Missiles Over Japan
North korea: pyongyang fires a second missile over japan
More prominently, the range enables Pyongyang to effectively reach Guam, and the strategic U.S. facilities there.
In the interim period since the last test, North Korea carried out a controlled nuclear detonation, most likely of a hydrogen bomb. This is another step forward along the parallel track of developing a viable nuclear deterrent. In the wake of that nuclear test — and tougher sanctions from the United Nations — North Korea issued further threats directed against the United States and Japan.
Early reports suggest the Sept. 15 missile flew around 3,700 kilometers (2,300 miles) for 17 minutes with an apogee of approximately 770 kilometers (480 miles). The apogee, range data and flight time all point to the projectile launched by North Korea being an intermediate range ballistic missile. More prominently, the range enables Pyongyang to effectively reach Guam, and the strategic U.S. facilities there. This was something the prior Aug. 29 test wasn't able to achieve.
This latest launch is North Korea's longest-range demonstrated flight of a ballistic missile. (The intercontinental ballistic missiles tested in July were fired at a lofted trajectory, meaning they did not demonstrate their full distance.) North Korea will continue testing devices according to its technical requirements. The two relatively successful tests of what appears to be Hwasong-12 missiles on minimum energy or standard trajectories over Japan indicate the growing satisfaction by North Korea with the system's reliability. It is likely that North Korea will therefore soon introduce the missile into operational rotation with its missile units, if it has not done so already. The testing of the Hwasong-12, which shares a similar first stage with the Hwasong-14 ICBM, is also an incremental step towards the next stage in missile testing over Japan. This would involve testing a Hwasong-14 ICBM over the island country.
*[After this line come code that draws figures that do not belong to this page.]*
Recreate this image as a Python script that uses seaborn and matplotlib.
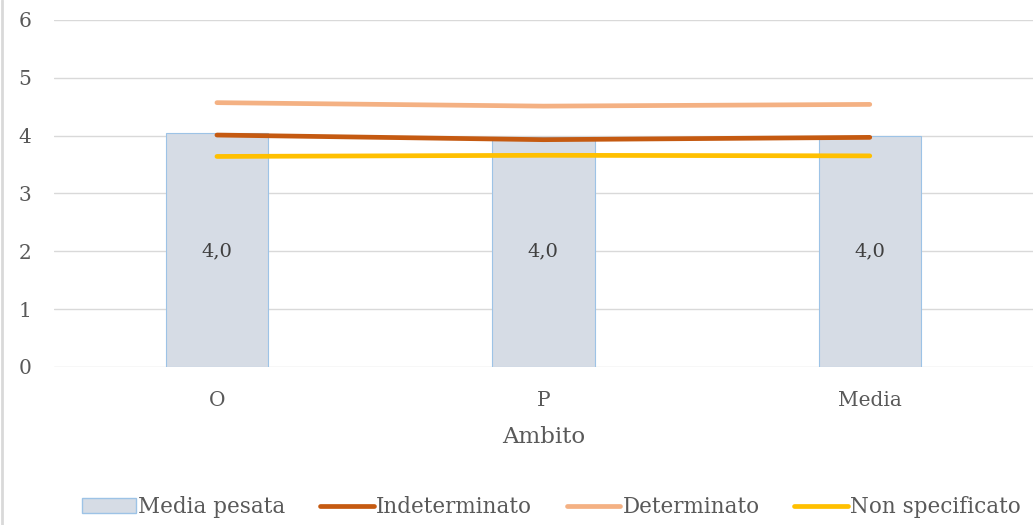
import matplotlib
matplotlib.use("Agg")
import matplotlib.pyplot as plt
import seaborn as sns
import pandas as pd
from matplotlib.patches import Patch
from matplotlib.lines import Line2D

categories = ["O", "P", "Media"]
media_pesata = [4.05, 3.97, 4.0]
indeterminato = [4.01, 3.93, 3.97]
determinato = [4.57, 4.51, 4.54]
non_specificato = [3.64, 3.66, 3.65]
bar_labels = ["4,0", "4,0", "4,0"]

sns.set_theme(style="white")
plt.rcParams["font.family"] = ["DejaVu Serif", "Liberation Serif"]

fig = plt.figure(figsize=(10.33, 5.25), dpi=100)
ax = fig.add_axes([0.052, 0.301, 0.948, 0.661])

df = pd.DataFrame({"Ambito": categories, "Media pesata": media_pesata})
sns.barplot(data=df, x="Ambito", y="Media pesata", ax=ax, color="#D6DCE5",
            edgecolor="#9DC3E6", linewidth=0.8, width=0.314, saturation=1, zorder=2)

line_series = [("Indeterminato", indeterminato, "#C55A11"),
               ("Determinato", determinato, "#F4B183"),
               ("Non specificato", non_specificato, "#FFC000")]
for name, vals, col in line_series:
    ldf = pd.DataFrame({"Ambito": categories, "v": vals})
    sns.lineplot(data=ldf, x="Ambito", y="v", ax=ax, color=col, linewidth=3.4,
                 sort=False, zorder=3, solid_capstyle="round")

for i, lab in enumerate(bar_labels):
    ax.text(i, 2.0, lab, ha="center", va="center", fontsize=14, color="#404040", zorder=4)

ax.set_xlim(-0.5, 2.5)
ax.set_ylim(0, 6)
ax.set_yticks(range(0, 7))
ax.grid(axis="y", color="#D9D9D9", linewidth=1)
ax.set_axisbelow(True)
for s in ax.spines.values():
    s.set_visible(False)
ax.tick_params(axis="both", length=0, labelsize=14.5, labelcolor="#595959")
ax.tick_params(axis="y", pad=16)
ax.tick_params(axis="x", pad=17)
ax.set_ylabel("")
ax.set_xlabel("Ambito", fontsize=16.5, color="#595959", labelpad=12)

handles = [Patch(facecolor="#D6DCE5", edgecolor="#9DC3E6", label="Media pesata")]
for name, vals, col in line_series:
    handles.append(Line2D([0], [0], color=col, linewidth=3.4, label=name))
fig.legend(handles=handles, loc="center", bbox_to_anchor=(0.534, 0.034), ncol=4,
           frameon=False, fontsize=15.5, labelcolor="#595959", handlelength=2.5,
           handletextpad=0.1, columnspacing=1.6)

fig.add_artist(Line2D([0.002, 0.002], [0.0, 1.0], color="#D9D9D9", linewidth=2,
                      transform=fig.transFigure))

fig.savefig("out.png", dpi=100)
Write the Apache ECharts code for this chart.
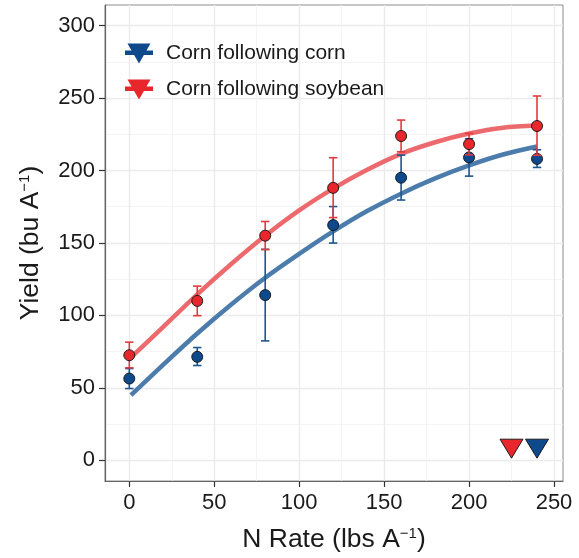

South Korea warned of the likelihood of a North Korean missile test since the end of August, highlighting launch preparations and initially speculating that a projectile would be tested to coincide with North Korea's Day of the Foundation of the Republic, Sept. 9. In response to this most recent test, Seoul fired a ballistic missile of its own off South Korea's east coast. As for Japan, Tokyo said that it is in contact with the United States as it gauges an appropriate response: The two have already called a U.N. Security Council meeting for Sept. 14. It seems certain, however, that regardless of further measures taken against it, this won't be the last missile test that North Korea conducts.